When it comes down to it, the IT world (needs to get off their high horse) will begin to see that their pratices are as bad as drilling off shore for oil, driving a SUV, taking an hour shower, and not using the new CFL bulbs. The data center industry is the growing faster than any other power, water, and waste consuming and creating industry. The current practices are not sustainable. Either it changes itself or it’s regulated to change. Which would everyone prefer? It’s coming ! Now go just in your Prius and think as you drive how about the future impact of our actions.
I could go on for years as to why ASE is bad but the facts are that their are designs out their that are easier to impliment (WSE), that create less waste (RSE) and that are more efficienct (WSE & RSE) than the ASE were talking about. So this is a moot point. No ASE, it’s actually funny were are even arguing about it.
One more thing (doubt it’s getting published anyways), Does anyone every wonder why we were not talking about a matrix for utiliztion in a data center? When it can make the single biggest impact on energy 7 water use? We have the PUE, which includes everything mechanical component. If we can get a facility down to 1.19 PUE at 68F SAT and 78 RAT with a cooling retrofit without ASE, why would we even talk about adding to the e-waste stream?

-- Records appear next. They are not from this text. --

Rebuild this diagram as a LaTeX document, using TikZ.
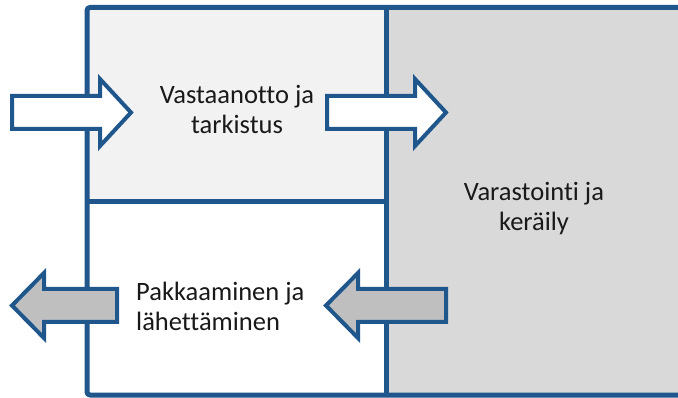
\documentclass[tikz,border=0pt]{standalone}
\usepackage{fontspec}
\setmainfont[Ligatures={NoCommon,NoContextual}]{Carlito}
\definecolor{frameblue}{RGB}{31,86,140}
\definecolor{lightcell}{RGB}{242,242,242}
\definecolor{darkcell}{RGB}{217,217,217}
\definecolor{arrowgrey}{RGB}{191,191,191}
\tikzset{
  frameline/.style={draw=frameblue, line width=5pt, line join=round},
  arrowshape/.style={draw=frameblue, line width=4pt, line join=miter},
  lbl/.style={font=\fontsize{26.5}{30}\selectfont, inner sep=0pt, text=black!90}
}
\begin{document}
\begin{tikzpicture}[x=1pt, y=-1pt]
\useasboundingbox (0,0) rectangle (678,398);
\begin{scope}
\clip (0,0) rectangle (678,398);
% cell fills
\fill[lightcell] (87,7.5) rectangle (386,202);
\fill[darkcell] (386,7.5) rectangle (700,395);
\fill[white] (87,202) rectangle (386,395);
% frame
\draw[frameline, rounded corners=3pt] (700,7.5) -- (87,7.5) -- (87,395) -- (700,395);
\draw[frameline] (386,7.5) -- (386,395);
\draw[frameline] (87,202) -- (386,202);
\end{scope}
% arrows
\draw[arrowshape, fill=white] (12,96) -- (100,96) -- (100,79) -- (131,112.5) -- (100,146) -- (100,129) -- (12,129) -- cycle;
\draw[arrowshape, fill=white] (327,96) -- (415,96) -- (415,79) -- (446,112.5) -- (415,146) -- (415,129) -- (327,129) -- cycle;
\draw[arrowshape, fill=arrowgrey] (117,289) -- (44,289) -- (44,273) -- (12,305.5) -- (44,338) -- (44,322) -- (117,322) -- cycle;
\draw[arrowshape, fill=arrowgrey] (446,289) -- (358,289) -- (358,273) -- (326,305.5) -- (358,338) -- (358,322) -- (446,322) -- cycle;
% labels
\node[lbl, align=center] (recv) at (237,109) {Vastaanotto ja\\tarkistus};
\node[lbl, align=center] (store) at (534,209) {Varastointi ja\\keräily};
\node[lbl, align=left, anchor=west] (pack) at (136,306) {Pakkaaminen ja\\lähettäminen};
\end{tikzpicture}
\end{document}
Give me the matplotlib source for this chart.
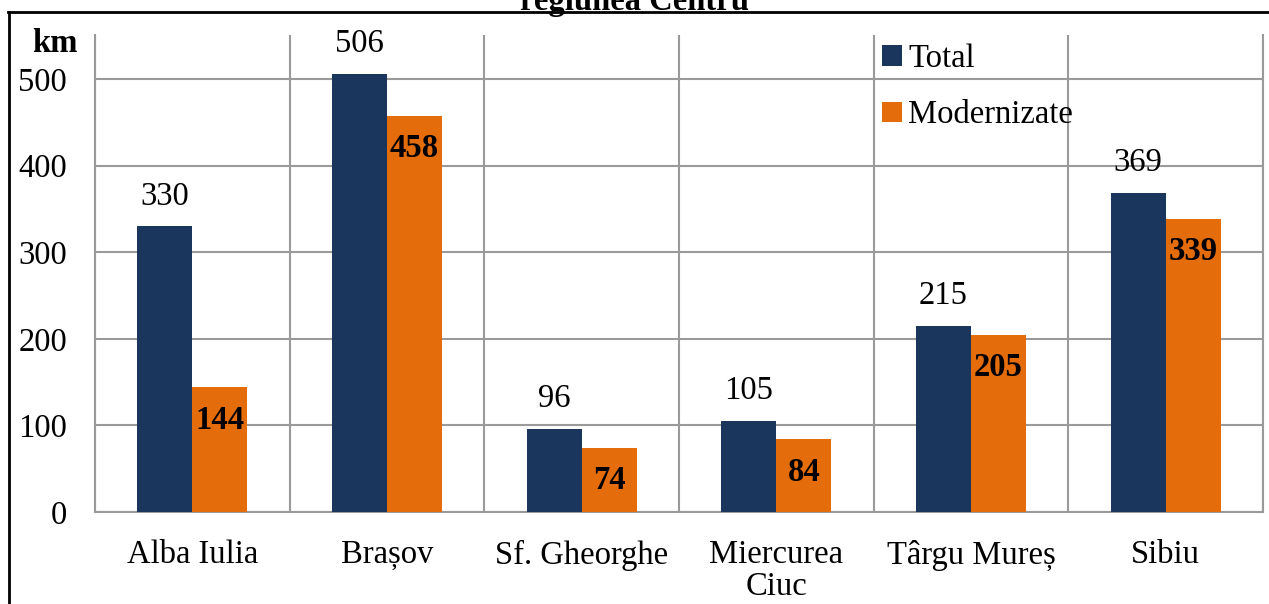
import matplotlib.pyplot as plt
import numpy as np
from matplotlib.lines import Line2D

orase = ["Alba Iulia", "Brașov", "Sf. Gheorghe", "Miercurea\nCiuc", "Târgu Mureș", "Sibiu"]
total = [330, 506, 96, 105, 215, 369]
modernizate = [144, 458, 74, 84, 205, 339]

plt.rcParams["font.family"] = ["Liberation Serif", "DejaVu Serif"]

W, H = 1269, 604
fig = plt.figure(figsize=(W / 100, H / 100), dpi=100)
ax = fig.add_axes([95 / W, (H - 512) / H, (1263 - 95) / W, (512 - 35) / H])

blue = "#1b365d"
orange = "#e46c0a"
grid = "#9a9a9a"
fs = 23.5

x = np.arange(len(orase))
w = 0.283
b1 = ax.bar(x - w / 2, total, w, color=blue, label="Total", zorder=3)
b2 = ax.bar(x + w / 2, modernizate, w, color=orange, label="Modernizate", zorder=3)

ax.set_xlim(-0.5, len(orase) - 0.5)
ax.set_ylim(0, 551)
ax.set_yticks([0, 100, 200, 300, 400, 500])
ax.set_xticks(x)
ax.set_xticklabels(orase, fontsize=fs, linespacing=1.05)
ax.tick_params(axis="y", labelsize=fs, length=0, pad=20)
ax.tick_params(axis="x", length=0, pad=20)

ax.set_xticks(np.arange(len(orase) + 1) - 0.5, minor=True)
ax.tick_params(axis="x", which="minor", length=0)
ax.grid(axis="y", which="major", color=grid, lw=1.5, zorder=0)
ax.grid(axis="x", which="minor", color=grid, lw=1.5, zorder=0)

ax.spines["top"].set_visible(False)
for s in ["left", "right", "bottom"]:
    ax.spines[s].set_color(grid)
    ax.spines[s].set_linewidth(1.5)

for rect, v in zip(b1, total):
    ax.text(rect.get_x() + rect.get_width() / 2, v + 17, str(v),
            ha="center", va="bottom", fontsize=fs)
for rect, v in zip(b2, modernizate):
    ax.text(rect.get_x() + rect.get_width() / 2, v - 38, str(v),
            ha="center", va="center", fontsize=fs, fontweight="bold")

ax.legend(loc="upper left", bbox_to_anchor=(866 / W, 1 - 27 / H),
          bbox_transform=fig.transFigure, frameon=False, fontsize=fs,
          handlelength=0.6, handleheight=0.6, handletextpad=0.2,
          labelspacing=0.8, borderpad=0)

fig.text(55 / W, 1 - 43 / H, "km", ha="center", va="center",
         fontsize=fs, fontweight="bold")
fig.text(634 / W, 1 - 10 / H, "regiunea Centru", ha="center", va="baseline",
         fontsize=fs, fontweight="bold")

fig.add_artist(Line2D([8 / W, 1], [1 - 12 / H, 1 - 12 / H], color="black", lw=2,
                      transform=fig.transFigure))
fig.add_artist(Line2D([9 / W, 9 / W], [0, 1 - 12 / H], color="black", lw=2,
                      transform=fig.transFigure))

fig.savefig("out.png", dpi=100)
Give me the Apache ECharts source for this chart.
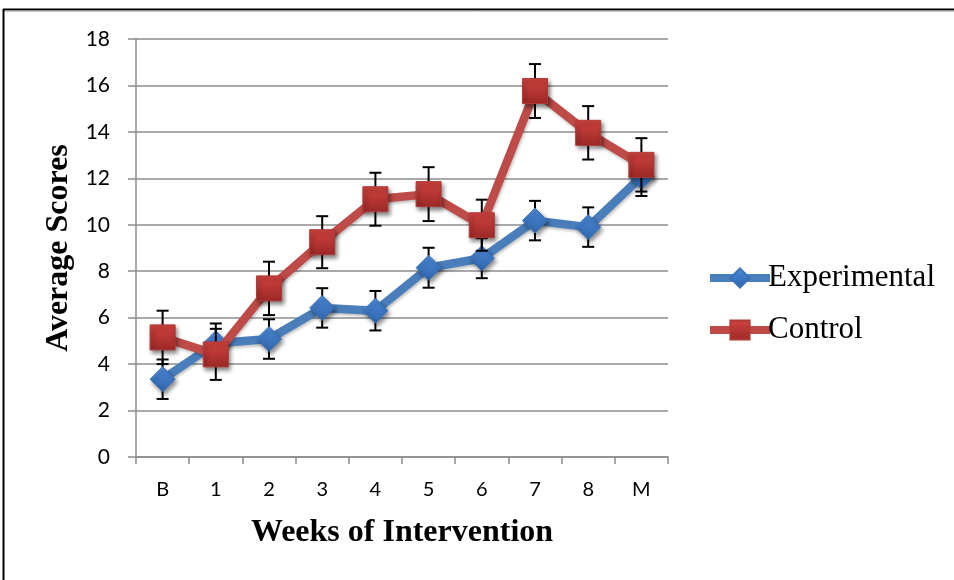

We’re talking about server efficiency and the fact that servers are disposable. Do you know how funny that sounds. Servers arn’t the problem it’s the application of them. Facts are facts, bits are bit, a kW is a kW(3412 btu’s of heat), a btu is a btu, and water is wet. Some things we can’t change, now let get more bits moved for our kW and lets remove more btu’s with less kWs, while producing less waste and reducing the water use.
Interesting concept I like the idea of increasing efficiencies like this. Specially coming from a northern state (Minnesota) where in the winter dust is low and temperature even lower
(Heck we would have to worry about frost if we really exchanged the -30F outside air at the rate we do now)
I do wonder though if the cost saving calculations for warmer area’s take into account the things like increased power usage from fan/PSU cooling. Most of todays systems allow scaling cooling based on internal temperature. With fan’s being as inefficient as they are one would wonder if having all my blade chassises fans spun all the way up would impact the cost savings.